The Rules of Lolita Fashion Discourse


Known for its cute and puffy fashion statement, Japanese lolita fashion has been adored by its enthusiasts for years, and has even expanded into western audiences. These enthusiasts that put in great amounts of money for their adorable coordinates have created today’s lolita fashion community, where lolitas of any style congregate online or at conventions to discuss their favorite brands, coordinate pieces or simply to socialize with others who love lolita fashion. While lolita fashion appears as an easy style to replicate by putting on a cute dress and a cute pair of shoes, beneath the frills and lace lie one of the greatest struggles and conflicts within this fashion community–the rules of lolita fashion.

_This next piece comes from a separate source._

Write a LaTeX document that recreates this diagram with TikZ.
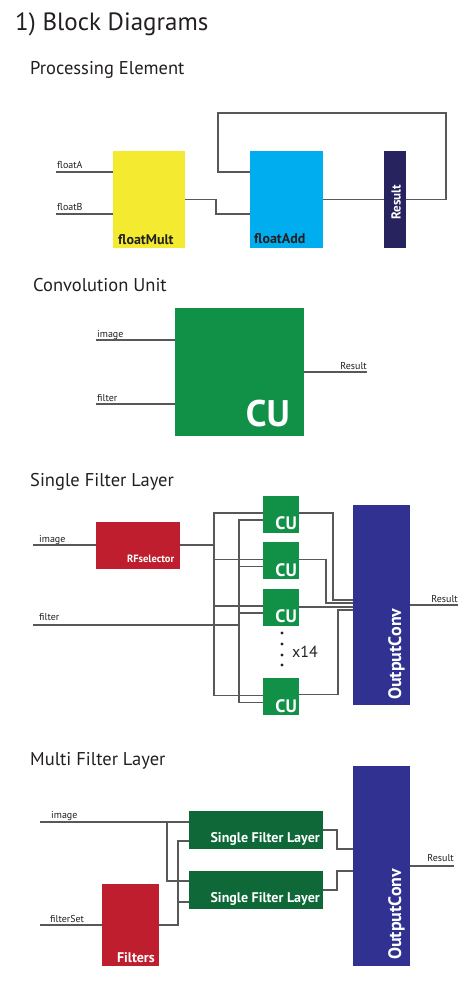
\documentclass[tikz,border=0pt]{standalone}
\usepackage{fontspec}
\setmainfont{PT Sans}
\usetikzlibrary{calc}
\definecolor{wiregray}{RGB}{88,88,88}
\definecolor{inkblack}{RGB}{35,31,32}
\definecolor{multyellow}{RGB}{244,235,49}
\definecolor{addblue}{RGB}{0,174,239}
\definecolor{resultnavy}{RGB}{39,35,94}
\definecolor{cugreen}{RGB}{16,145,71}
\definecolor{rfred}{RGB}{190,30,45}
\definecolor{convblue}{RGB}{49,49,146}
\definecolor{layergreen}{RGB}{14,104,56}
\tikzset{
	boxstyle/.style={rectangle,inner sep=0pt,outer sep=0pt},
	multstyle/.style={boxstyle,fill=multyellow,minimum width=72pt,minimum height=97pt},
	addstyle/.style={boxstyle,fill=addblue,minimum width=73pt,minimum height=97pt},
	resultstyle/.style={boxstyle,fill=resultnavy,minimum width=22pt,minimum height=97pt},
	cubigstyle/.style={boxstyle,fill=cugreen,minimum width=129pt,minimum height=128pt},
	custyle/.style={boxstyle,fill=cugreen,minimum width=36pt,minimum height=37pt},
	rfstyle/.style={boxstyle,fill=rfred,minimum width=84pt,minimum height=47pt},
	convstyle/.style={boxstyle,fill=convblue,minimum width=57pt,minimum height=200pt},
	layerstyle/.style={boxstyle,fill=layergreen,minimum width=134pt,minimum height=38pt},
	filterstyle/.style={boxstyle,fill=rfred,minimum width=57pt,minimum height=82pt},
	dotstyle/.style={circle,fill=inkblack,inner sep=0pt,minimum size=3.4pt},
	wirestyle/.style={draw=wiregray,line width=1.1pt},
	headstyle/.style={text=inkblack,inner sep=0pt,font=\fontsize{25}{30}\selectfont},
	sectionstyle/.style={text=inkblack,inner sep=0pt,font=\fontsize{18.5}{22}\selectfont},
	wirelabelstyle/.style={text=inkblack,inner sep=0pt,font=\fontsize{10}{12}\selectfont},
	darktextstyle/.style={text=inkblack,inner sep=0pt,font=\fontsize{14}{16}\selectfont\bfseries},
	whitetextstyle/.style={text=white,inner sep=0pt,font=\fontsize{14}{16}\selectfont\bfseries}
}
\begin{document}
\begin{tikzpicture}[x=1pt,y=-1pt]
	\useasboundingbox (0,0) rectangle (472,981);
	\node[headstyle,anchor=base west] (title) at (15,31) {1) Block Diagrams};
	% processing element
	\node[sectionstyle,anchor=base west] (petitle) at (30,75) {Processing Element};
	\node[multstyle] (mult) at (149,199.5) {};
	\node[addstyle] (add) at (286.5,199.5) {};
	\node[resultstyle] (res) at (395,199.5) {};
	\coordinate (fa) at (56,172);
	\coordinate (fb) at (56,214);
	\node[wirelabelstyle,anchor=base west] (falabel) at (57,169) {floatA};
	\node[wirelabelstyle,anchor=base west] (fblabel) at (57,211) {floatB};
	\draw[wirestyle] (fa) -- (mult.west |- fa);
	\draw[wirestyle] (fb) -- (mult.west |- fb);
	\draw[wirestyle] (mult.east) -- (216,199.5) |- (add.west |- fb);
	\draw[wirestyle] (add.east) -- (res.west);
	\draw[wirestyle] (res.east) -- (446,199.5) |- (218,113) |- (add.west |- fa);
	\node[darktextstyle,anchor=base west] (multtext) at ([xshift=5pt,yshift=3pt]mult.south west) {floatMult};
	\node[darktextstyle,anchor=base west] (addtext) at ([xshift=4pt,yshift=4pt]add.south west) {floatAdd};
	\node[whitetextstyle,font=\fontsize{13}{14}\selectfont\bfseries,rotate=90] (restext) at (396,202) {Result};
	% convolution unit
	\node[sectionstyle,anchor=base west] (cutitle) at (33,291) {Convolution Unit};
	\node[cubigstyle] (cu) at (239.5,372) {};
	\coordinate (cuimg) at (96,340);
	\coordinate (cufilt) at (96,404);
	\coordinate (cures) at (367,372);
	\node[wirelabelstyle,anchor=base west] (cuimglabel) at (97,337) {image};
	\node[wirelabelstyle,anchor=base west] (cufiltlabel) at (97,401) {filter};
	\node[wirelabelstyle,anchor=base east] (cureslabel) at (367,369) {Result};
	\draw[wirestyle] (cuimg) -- (cu.west |- cuimg);
	\draw[wirestyle] (cufilt) -- (cu.west |- cufilt);
	\draw[wirestyle] (cu.east) -- (cures);
	\node[whitetextstyle,font=\fontsize{37}{40}\selectfont\bfseries,anchor=base east] (cutext) at ([xshift=-14pt,yshift=10pt]cu.south east) {CU};
	% single filter layer
	\node[sectionstyle,anchor=base west] (sfltitle) at (30,486) {Single Filter Layer};
	\node[rfstyle] (rfs) at (137.5,545) {};
	\node[whitetextstyle,font=\fontsize{10.5}{12}\selectfont\bfseries,anchor=base east] (rfstext) at ([xshift=-5pt,yshift=6pt]rfs.south east) {RFselector};
	\foreach \i/\y in {1/514,2/560.5,3/607,4/696.5} {
		\node[custyle] (cu\i) at (281,\y) {};
		\node[whitetextstyle,font=\fontsize{18}{20}\selectfont\bfseries,anchor=base east] (cutext\i) at ([xshift=-2pt,yshift=3pt]cu\i.south east) {CU};
	}
	\node[convstyle] (oc1) at (381.5,605) {};
	\node[whitetextstyle,font=\fontsize{18}{20}\selectfont\bfseries,rotate=90,anchor=base west] (oc1text) at ([xshift=-9pt,yshift=5pt]oc1.south east) {OutputConv};
	\coordinate (sflimg) at (33,545);
	\coordinate (sflfilt) at (33,625);
	\coordinate (sflres) at (458,605);
	\coordinate (busa) at (214,545);
	\coordinate (busb) at (239,625);
	\node[wirelabelstyle,anchor=base west] (sflimglabel) at (39,542) {image};
	\node[wirelabelstyle,anchor=base west] (sflfiltlabel) at (39,620) {filter};
	\node[wirelabelstyle,anchor=base east] (sflreslabel) at (458,602) {Result};
	\draw[wirestyle] (sflimg) -- (rfs.west);
	\draw[wirestyle] (rfs.east) -- (busa);
	\draw[wirestyle] (sflfilt) -- (busb);
	\foreach \i in {1,...,4} {
		\draw[wirestyle] (busa) |- ([yshift=1pt]cu\i.west);
		\draw[wirestyle] (busb) |- ([yshift=-6pt]cu\i.west);
	}
	\draw[wirestyle] ([yshift=1pt]cu1.east) -| ([xshift=-20pt,yshift=5pt]oc1.west) -- ([yshift=5pt]oc1.west);
	\draw[wirestyle] ([yshift=1pt]cu2.east) -| ([xshift=-27pt,yshift=2pt]oc1.west) -- ([yshift=2pt]oc1.west);
	\draw[wirestyle] (cu3.east) -- (oc1.west |- cu3.east);
	\draw[wirestyle] ([yshift=2pt]cu4.east) -| ([xshift=-15pt,yshift=-5pt]oc1.west) -- ([yshift=-5pt]oc1.west);
	\draw[wirestyle] (oc1.east) -- (sflres);
	\foreach \i/\y in {1/633,2/644,3/655,4/665}
		\node[dotstyle] (dot\i) at (282,\y) {};
	\node[text=inkblack,inner sep=0pt,font=\fontsize{16}{18}\selectfont,anchor=west] (cucount) at (292,652) {x14};
	% multi filter layer
	\node[sectionstyle,anchor=base west] (mfltitle) at (30,765) {Multi Filter Layer};
	\node[layerstyle] (sfl1) at (256,830) {};
	\node[layerstyle] (sfl2) at (256,890) {};
	\node[filterstyle] (filters) at (130.5,925) {};
	\node[convstyle] (oc2) at (381.5,866) {};
	\node[whitetextstyle,anchor=base east] (sfl1text) at ([xshift=-3pt,yshift=7pt]sfl1.south east) {Single Filter Layer};
	\node[whitetextstyle,anchor=base east] (sfl2text) at ([xshift=-3pt,yshift=7pt]sfl2.south east) {Single Filter Layer};
	\node[whitetextstyle,anchor=base east] (filterstext) at ([xshift=-4pt,yshift=4pt]filters.south east) {Filters};
	\node[whitetextstyle,font=\fontsize{18}{20}\selectfont\bfseries,rotate=90,anchor=base west] (oc2text) at ([xshift=-9pt,yshift=6pt]oc2.south east) {OutputConv};
	\coordinate (mflimg) at (40,822);
	\coordinate (mflset) at (40,925);
	\coordinate (mflres) at (454,866);
	\coordinate (busc) at (167,822);
	\coordinate (busd) at (178,925);
	\node[wirelabelstyle,anchor=base west] (mflimglabel) at (51,818) {image};
	\node[wirelabelstyle,anchor=base west] (mflsetlabel) at (50,922) {filterSet};
	\node[wirelabelstyle,anchor=base east] (mflreslabel) at (454,861) {Result};
	\draw[wirestyle] (mflimg) -- (sfl1.west |- mflimg);
	\draw[wirestyle] (busc) |- ([yshift=9pt]sfl2.west);
	\draw[wirestyle] (mflset) -- (filters.west);
	\draw[wirestyle] (filters.east) -- (busd) |- ([yshift=-11pt]sfl1.west);
	\draw[wirestyle] (busd) |- ([yshift=-12pt]sfl2.west);
	\draw[wirestyle] (sfl1.east) -| ([xshift=-16pt,yshift=17pt]oc2.west) -- ([yshift=17pt]oc2.west);
	\draw[wirestyle] (sfl2.east) -| ([xshift=-16pt,yshift=-5pt]oc2.west) -- ([yshift=-5pt]oc2.west);
	\draw[wirestyle] (oc2.east) -- (mflres);
\end{tikzpicture}
\end{document}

Since the early times of Japanese lolita in 1970s Harajuku, this eccentric style of fashion has branched out to different substyles. Among the array are classic lolita, sweet lolita, elegant gothic lolita (abbreviated as EGL), guro lolita, kodona and many more. As these styles evolved over time, the criteria for making an outfit to be considered a lolita coordinate was established. Some of these rules involve the principles that dresses must always be knee-length, all pieces must match in theme and color, a cupcake or bell-shaped petticoat is an absolute must and the list continues on. The majority of the lolita community has agreed upon these criteria, and one who fails to incorporate the necessary components for a coordinate (which in lolita fashion terms means a complete lolita outfit) is considered “ita”, meaning “painful” in Japanese. This term is commonly used in the lolita community, and is especially used towards people who are new to the lolita fashion and do not take the time to research what is necessary for a coordinate.

Some may argue that these rules are unnecessary and make the lolita community unwelcoming. Those outside of the lolita community or those who have been called “ita” complain about these rules and are quick to jump to the phrase “fashion has no rules.” In response to this, the Lolita Guidebook blog on Tumblr gives a simple and perfect explanation as to why both of these statements do not apply to lolita fashion: “While one is free to wear whatever they please, in fashion circles there are indeed rules”. This statement describes that the rules in this fashion circle are necessary. Being called “ita” or getting informed on what can make one’s coordinate better in the Lolita community is not to turn newcomers away from this fashion circle, rather it is to let newcomers understand the basis of lolita and to respect its history. This poses the question: why respect the history and rules of Lolita?

Within the lolita community, the veterans and well-informed members of the fashion circle agree that lolita fashion is a lifestyle, not cosplay. Lolita has become an integral part of Japanese fashion culture, and considering Lolita as just a “costume” is disrespectful to those who are greatly involved in the fashion circle and take it seriously as a hobby. Therefore, setting these rules of what is and what isn’t considered Lolita fashion helps people within the community distinguish who is genuinely trying to research and invest in the fashion in order to separate them from people who take it lightly or want an excuse to fit into a fashion circle.

While these sets of rules appear as “gatekeeping” the fashion circle, establishing the rules of Lolita fashion down to the smallest details are what keeps the Lolita fashion community alive and enjoyable for newcomers who want to learn and those who have been dressing in Lolita fashions for years.